● **Your objective**: Copy out the whole listing exactly as written, leaving the pictures behind.

▬▬▬

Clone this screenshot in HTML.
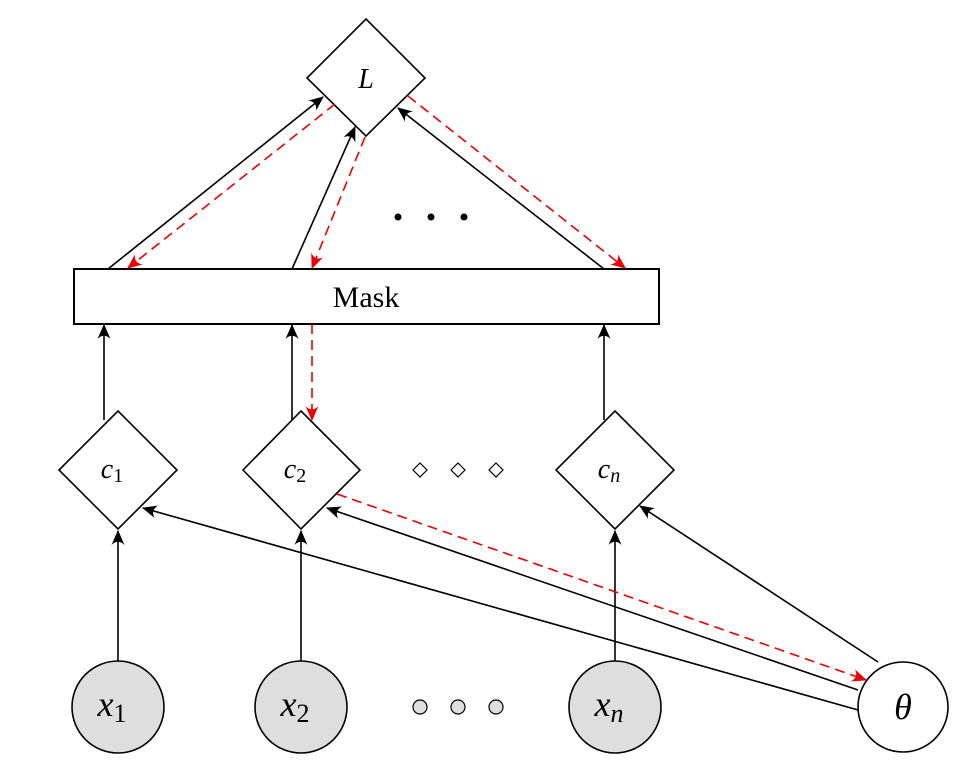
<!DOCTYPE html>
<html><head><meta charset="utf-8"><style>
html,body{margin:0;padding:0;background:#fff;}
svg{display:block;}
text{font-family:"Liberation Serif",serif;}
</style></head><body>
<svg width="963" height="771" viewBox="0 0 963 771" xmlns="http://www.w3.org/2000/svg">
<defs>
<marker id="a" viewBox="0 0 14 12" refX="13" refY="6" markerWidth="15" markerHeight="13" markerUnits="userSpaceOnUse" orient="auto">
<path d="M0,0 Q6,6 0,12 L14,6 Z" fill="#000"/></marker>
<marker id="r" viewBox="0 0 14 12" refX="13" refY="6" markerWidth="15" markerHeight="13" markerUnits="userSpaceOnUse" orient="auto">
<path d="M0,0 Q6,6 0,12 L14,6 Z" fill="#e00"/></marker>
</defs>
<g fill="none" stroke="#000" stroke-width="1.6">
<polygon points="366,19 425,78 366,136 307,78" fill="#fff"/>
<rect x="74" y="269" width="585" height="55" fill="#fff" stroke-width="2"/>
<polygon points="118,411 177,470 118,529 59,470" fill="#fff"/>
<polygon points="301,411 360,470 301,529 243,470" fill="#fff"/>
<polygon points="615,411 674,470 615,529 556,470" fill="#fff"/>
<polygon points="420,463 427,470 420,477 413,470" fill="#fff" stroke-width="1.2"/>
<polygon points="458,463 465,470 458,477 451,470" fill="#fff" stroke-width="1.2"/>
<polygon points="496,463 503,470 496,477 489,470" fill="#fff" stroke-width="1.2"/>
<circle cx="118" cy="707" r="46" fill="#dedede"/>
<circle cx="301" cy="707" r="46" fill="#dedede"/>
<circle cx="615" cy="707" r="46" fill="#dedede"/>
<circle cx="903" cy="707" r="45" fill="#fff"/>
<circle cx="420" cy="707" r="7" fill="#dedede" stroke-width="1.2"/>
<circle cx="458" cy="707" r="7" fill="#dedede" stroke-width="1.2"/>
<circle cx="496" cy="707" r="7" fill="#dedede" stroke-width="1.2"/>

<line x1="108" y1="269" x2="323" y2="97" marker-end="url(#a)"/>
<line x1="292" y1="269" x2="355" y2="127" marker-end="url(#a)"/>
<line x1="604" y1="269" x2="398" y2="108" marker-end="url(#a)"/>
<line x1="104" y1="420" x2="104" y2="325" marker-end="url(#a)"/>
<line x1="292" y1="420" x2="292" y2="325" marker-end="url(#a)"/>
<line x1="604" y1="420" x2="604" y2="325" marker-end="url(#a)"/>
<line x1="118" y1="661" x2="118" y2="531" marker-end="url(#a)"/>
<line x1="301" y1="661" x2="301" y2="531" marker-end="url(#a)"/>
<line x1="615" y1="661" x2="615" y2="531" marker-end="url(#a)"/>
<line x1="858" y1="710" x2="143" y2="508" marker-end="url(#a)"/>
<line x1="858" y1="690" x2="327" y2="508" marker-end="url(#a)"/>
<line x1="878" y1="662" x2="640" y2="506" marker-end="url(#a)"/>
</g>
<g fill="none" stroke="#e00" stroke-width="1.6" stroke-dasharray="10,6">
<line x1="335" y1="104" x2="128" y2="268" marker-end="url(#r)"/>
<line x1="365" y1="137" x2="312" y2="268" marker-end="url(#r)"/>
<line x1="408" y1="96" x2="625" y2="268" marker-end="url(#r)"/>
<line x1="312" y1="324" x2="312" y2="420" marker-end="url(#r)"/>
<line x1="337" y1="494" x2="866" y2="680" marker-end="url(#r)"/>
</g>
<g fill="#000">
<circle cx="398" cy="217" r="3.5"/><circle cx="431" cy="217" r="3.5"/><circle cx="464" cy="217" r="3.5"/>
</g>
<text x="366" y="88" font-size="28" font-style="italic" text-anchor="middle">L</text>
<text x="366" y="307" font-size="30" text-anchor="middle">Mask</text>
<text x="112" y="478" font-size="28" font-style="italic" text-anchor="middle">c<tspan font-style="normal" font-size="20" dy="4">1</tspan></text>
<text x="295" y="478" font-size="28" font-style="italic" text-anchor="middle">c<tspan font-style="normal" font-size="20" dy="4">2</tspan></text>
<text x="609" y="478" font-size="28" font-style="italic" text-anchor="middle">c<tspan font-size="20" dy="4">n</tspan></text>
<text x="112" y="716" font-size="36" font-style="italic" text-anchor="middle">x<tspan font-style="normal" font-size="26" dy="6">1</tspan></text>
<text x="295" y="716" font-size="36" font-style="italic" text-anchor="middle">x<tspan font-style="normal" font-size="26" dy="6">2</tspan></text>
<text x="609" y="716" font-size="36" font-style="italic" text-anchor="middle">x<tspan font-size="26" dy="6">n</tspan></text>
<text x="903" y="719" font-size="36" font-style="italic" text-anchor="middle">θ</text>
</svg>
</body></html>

▬▬▬

● **Problem solution**:
Clone this screenshot in HTML.
<!DOCTYPE html>
<html><head><meta charset="utf-8"><style>
html,body{margin:0;padding:0;background:#fff;}
svg{display:block;}
text{font-family:"Liberation Serif",serif;}
</style></head><body>
<svg width="963" height="771" viewBox="0 0 963 771" xmlns="http://www.w3.org/2000/svg">
<defs>
<marker id="a" viewBox="0 0 14 12" refX="13" refY="6" markerWidth="15" markerHeight="13" markerUnits="userSpaceOnUse" orient="auto">
<path d="M0,0 Q6,6 0,12 L14,6 Z" fill="#000"/></marker>
<marker id="r" viewBox="0 0 14 12" refX="13" refY="6" markerWidth="15" markerHeight="13" markerUnits="userSpaceOnUse" orient="auto">
<path d="M0,0 Q6,6 0,12 L14,6 Z" fill="#e00"/></marker>
</defs>
<g fill="none" stroke="#000" stroke-width="1.6">
<polygon points="366,19 425,78 366,136 307,78" fill="#fff"/>
<rect x="74" y="269" width="585" height="55" fill="#fff" stroke-width="2"/>
<polygon points="118,411 177,470 118,529 59,470" fill="#fff"/>
<polygon points="301,411 360,470 301,529 243,470" fill="#fff"/>
<polygon points="615,411 674,470 615,529 556,470" fill="#fff"/>
<polygon points="420,463 427,470 420,477 413,470" fill="#fff" stroke-width="1.2"/>
<polygon points="458,463 465,470 458,477 451,470" fill="#fff" stroke-width="1.2"/>
<polygon points="496,463 503,470 496,477 489,470" fill="#fff" stroke-width="1.2"/>
<circle cx="118" cy="707" r="46" fill="#dedede"/>
<circle cx="301" cy="707" r="46" fill="#dedede"/>
<circle cx="615" cy="707" r="46" fill="#dedede"/>
<circle cx="903" cy="707" r="45" fill="#fff"/>
<circle cx="420" cy="707" r="7" fill="#dedede" stroke-width="1.2"/>
<circle cx="458" cy="707" r="7" fill="#dedede" stroke-width="1.2"/>
<circle cx="496" cy="707" r="7" fill="#dedede" stroke-width="1.2"/>

<line x1="108" y1="269" x2="323" y2="97" marker-end="url(#a)"/>
<line x1="292" y1="269" x2="355" y2="127" marker-end="url(#a)"/>
<line x1="604" y1="269" x2="398" y2="108" marker-end="url(#a)"/>
<line x1="104" y1="420" x2="104" y2="325" marker-end="url(#a)"/>
<line x1="292" y1="420" x2="292" y2="325" marker-end="url(#a)"/>
<line x1="604" y1="420" x2="604" y2="325" marker-end="url(#a)"/>
<line x1="118" y1="661" x2="118" y2="531" marker-end="url(#a)"/>
<line x1="301" y1="661" x2="301" y2="531" marker-end="url(#a)"/>
<line x1="615" y1="661" x2="615" y2="531" marker-end="url(#a)"/>
<line x1="858" y1="710" x2="143" y2="508" marker-end="url(#a)"/>
<line x1="858" y1="690" x2="327" y2="508" marker-end="url(#a)"/>
<line x1="878" y1="662" x2="640" y2="506" marker-end="url(#a)"/>
</g>
<g fill="none" stroke="#e00" stroke-width="1.6" stroke-dasharray="10,6">
<line x1="335" y1="104" x2="128" y2="268" marker-end="url(#r)"/>
<line x1="365" y1="137" x2="312" y2="268" marker-end="url(#r)"/>
<line x1="408" y1="96" x2="625" y2="268" marker-end="url(#r)"/>
<line x1="312" y1="324" x2="312" y2="420" marker-end="url(#r)"/>
<line x1="337" y1="494" x2="866" y2="680" marker-end="url(#r)"/>
</g>
<g fill="#000">
<circle cx="398" cy="217" r="3.5"/><circle cx="431" cy="217" r="3.5"/><circle cx="464" cy="217" r="3.5"/>
</g>
<text x="366" y="88" font-size="28" font-style="italic" text-anchor="middle">L</text>
<text x="366" y="307" font-size="30" text-anchor="middle">Mask</text>
<text x="112" y="478" font-size="28" font-style="italic" text-anchor="middle">c<tspan font-style="normal" font-size="20" dy="4">1</tspan></text>
<text x="295" y="478" font-size="28" font-style="italic" text-anchor="middle">c<tspan font-style="normal" font-size="20" dy="4">2</tspan></text>
<text x="609" y="478" font-size="28" font-style="italic" text-anchor="middle">c<tspan font-size="20" dy="4">n</tspan></text>
<text x="112" y="716" font-size="36" font-style="italic" text-anchor="middle">x<tspan font-style="normal" font-size="26" dy="6">1</tspan></text>
<text x="295" y="716" font-size="36" font-style="italic" text-anchor="middle">x<tspan font-style="normal" font-size="26" dy="6">2</tspan></text>
<text x="609" y="716" font-size="36" font-style="italic" text-anchor="middle">x<tspan font-size="26" dy="6">n</tspan></text>
<text x="903" y="719" font-size="36" font-style="italic" text-anchor="middle">θ</text>
</svg>
</body></html>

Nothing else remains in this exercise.